Today, Egerton House is gone and the Rex Cinema stands on the site, but it is charming to think that perhaps the original Peter Pan himself once played near Rectory Lane Cemetery.
In 1900, the young Clementine Hozier is brought to live Berkhamsted by her parents so that she can complete her education at Berkhamsted School for Girls. She lives at 107 High Street, overlooking the Cemetery. After leaving Berkhamsted she goes on to marry a promising young politician named Winston Churchill in 1908.
After Winston's death in 1965, she is created a life peer as Baroness Spencer-Churchill and sits in the House of Lords.
Following her death in 1977, Clementine is buried at St Martin's Church, Bladon, Oxfordshire. Today, a plaque on Clementine's Berkhamsted house commemorates her life here, unveiled in 1979 her youngest daughter, Baroness Soames.
A small brick shed is built for use by the sexton (the parish officer in charge of the Cemetery).
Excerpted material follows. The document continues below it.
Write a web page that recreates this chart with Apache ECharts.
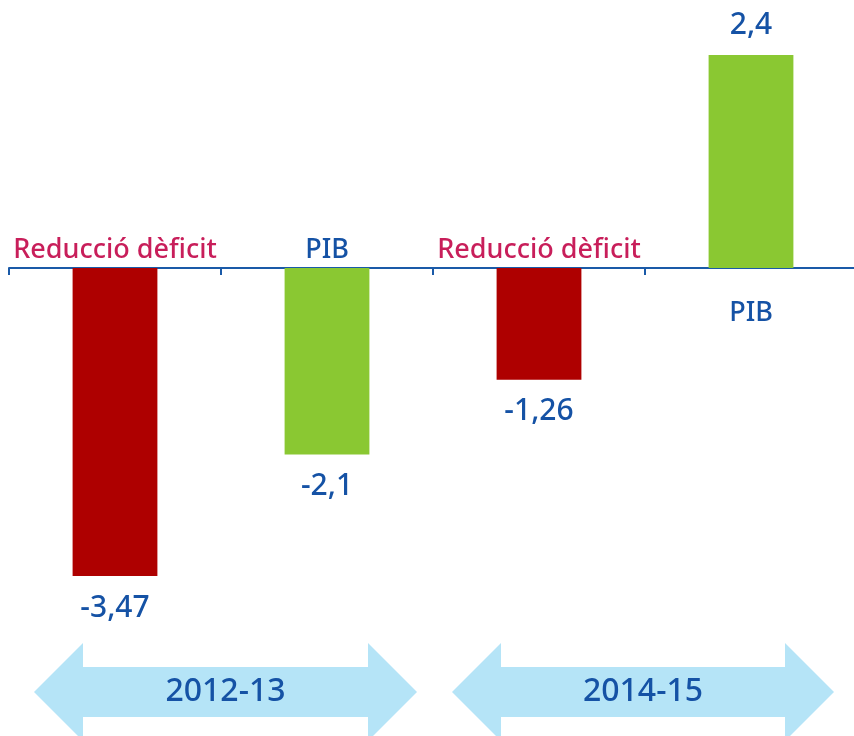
<!DOCTYPE html>
<html>
<head>
<meta charset="utf-8">
<script src="https://cdn.jsdelivr.net/npm/echarts@6/dist/echarts.min.js"></script>
<style>
  html, body { margin: 0; padding: 0; background: #fff; }
  #chart { width: 854px; height: 736px; }
</style>
</head>
<body>
<div id="chart"></div>
<script>
// data
const categories = ['Reducció dèficit', 'PIB', 'Reducció dèficit', 'PIB']
const values = [-3.47, -2.1, -1.26, 2.4]
const periods = ['2012-13', '2014-15']

const RED = '#ae0000'
const GREEN = '#8ac832'
const BLUE = '#1552a5'
const CRIMSON = '#c81e5a'
const FONT = 'Noto Sans'

const chart = echarts.init(document.getElementById('chart'))

// double-headed arrow shape under each period
function arrow(x0, x1, cy, text) {
  const head = 49
  const half = 25
  const wing = 49
  return {
    type: 'polygon',
    shape: {
      points: [
        [x0, cy], [x0 + head, cy - wing], [x0 + head, cy - half],
        [x1 - head, cy - half], [x1 - head, cy - wing], [x1, cy],
        [x1 - head, cy + wing], [x1 - head, cy + half],
        [x0 + head, cy + half], [x0 + head, cy + wing]
      ]
    },
    style: { fill: '#b5e4f7' },
    textContent: {
      style: { text: text, fill: BLUE, font: '500 32px "' + FONT + '"' }
    },
    textConfig: { position: 'inside' }
  }
}

chart.setOption({
  animation: false,
  grid: { left: 9, width: 848, top: 1.75, bottom: 113, outerBoundsMode: 'none' },
  xAxis: {
    type: 'category',
    data: categories,
    axisLine: { onZero: true, lineStyle: { color: '#1a5aa8', width: 2 } },
    axisTick: { show: true, length: 7, lineStyle: { color: '#1a5aa8', width: 2 } },
    axisLabel: { show: false }
  },
  yAxis: {
    type: 'value',
    min: -4,
    max: 3,
    show: false,
    splitLine: { show: false }
  },
  series: [{
    type: 'bar',
    barWidth: '40%',
    data: values.map((v, i) => ({
      value: v,
      itemStyle: { color: categories[i] === 'PIB' ? GREEN : RED },
      label: { position: v < 0 ? 'bottom' : 'top', distance: v < 0 ? 17 : 15 }
    })),
    label: {
      show: true,
      fontFamily: FONT,
      fontWeight: 500,
      fontSize: 30,
      color: BLUE,
      formatter: (p) => String(p.value).replace('.', ',')
    }
  }, {
    // zero-height bars that only carry the category name on the other side of the axis
    type: 'bar',
    barWidth: '40%',
    barGap: '-100%',
    silent: true,
    itemStyle: { color: 'transparent' },
    data: values.map((v, i) => ({
      value: 0,
      label: {
        position: v < 0 ? 'top' : 'bottom',
        distance: v < 0 ? 4 : 32,
        color: categories[i] === 'PIB' ? BLUE : CRIMSON
      }
    })),
    label: {
      show: true,
      fontFamily: FONT,
      fontWeight: 500,
      fontSize: 27,
      formatter: (p) => categories[p.dataIndex]
    }
  }],
  graphic: [
    arrow(34, 417, 692, periods[0]),
    arrow(452, 834, 692, periods[1])
  ]
})
</script>
</body>
</html>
The Sexton's Hut is used to store gravedigging shovels, gardening tools etc.
Along the top of the Cemetery runs a railing to mark the new southern boundary. From the Highfield House estate, there is a clear view over the cemetery to St Peter's Church, unobstructed by houses, and a horse grazes in the neighbouring paddock.
A memorial arch of red brick with stone dressings is built at the bottom of the new north-south central path to create a focal point between the old and new cemetery grounds.
A new entrance gate is created to serve the Cemetery extension with a turning space for horse-drawn hearses on Three Close Lane.
In the 1840s, the entrance to the cemetery on Rectory Lane has wooden gates and gateposts.
Next to this is a long driveway leading up to the newly built Rectory, and three large octagonal brick gate piers stand at the entrance. It is thought that these piers are later moved to form the cemetery entrance.
A large Foundation Stone is erected at what was in 1842 the southern boundary of the cemetery. It commemorates the gifts of the Countess of Bridgewater and other benefactors, and the Cemetery consecration date is recorded here as 11th October 1842.
An avenue of Irish yew trees is laid out with a private gate to the Rectory at one end, and an exit onto Three Close Lane at the other end. Yew trees have an ancient significance in burial grounds, as they traditionally symbolise everlasting life.
Highfield House was an 18th-century mansion which stood to the east of the cemetery. The entrance to its extensive grounds was on Three Close Lane. The house was demolished around 1870 and Highfield Road and Victoria Road were constructed on the land.
An Elizabethan manor house, Egerton House, stands on Berkhamsted High Street. It was probably built during the reign of Queen Elizabeth I by Thomas Egerton, an ancestor of the Earls of Bridgewater. Behind the property is a large garden. In 1842 it is purchased by the Countess of Bridgewater, widow of John Egerton, 7th Earl of Bridgewater, and she donates a large part of the land to the Parish of Great Berkhamsted.
Rev John Crofts, Rector of St Peter’s Church 1810-1851, demolishes the Old Rectory and builds a new Rectory on land further up the lane.
In the 21st century, this building is still in use as a private house; in the 1960s it is sold by the church and a new Rectory built .
The Old Rectory stood to the west of the Cemetery. This was the birthplace of the poet and hymn-writer William Cowper in 1731, the son of the Rector of St Peter’s. Around 1845 a later Rector, Rev John Crofts, demolished this house and built a new rectory further up the lane.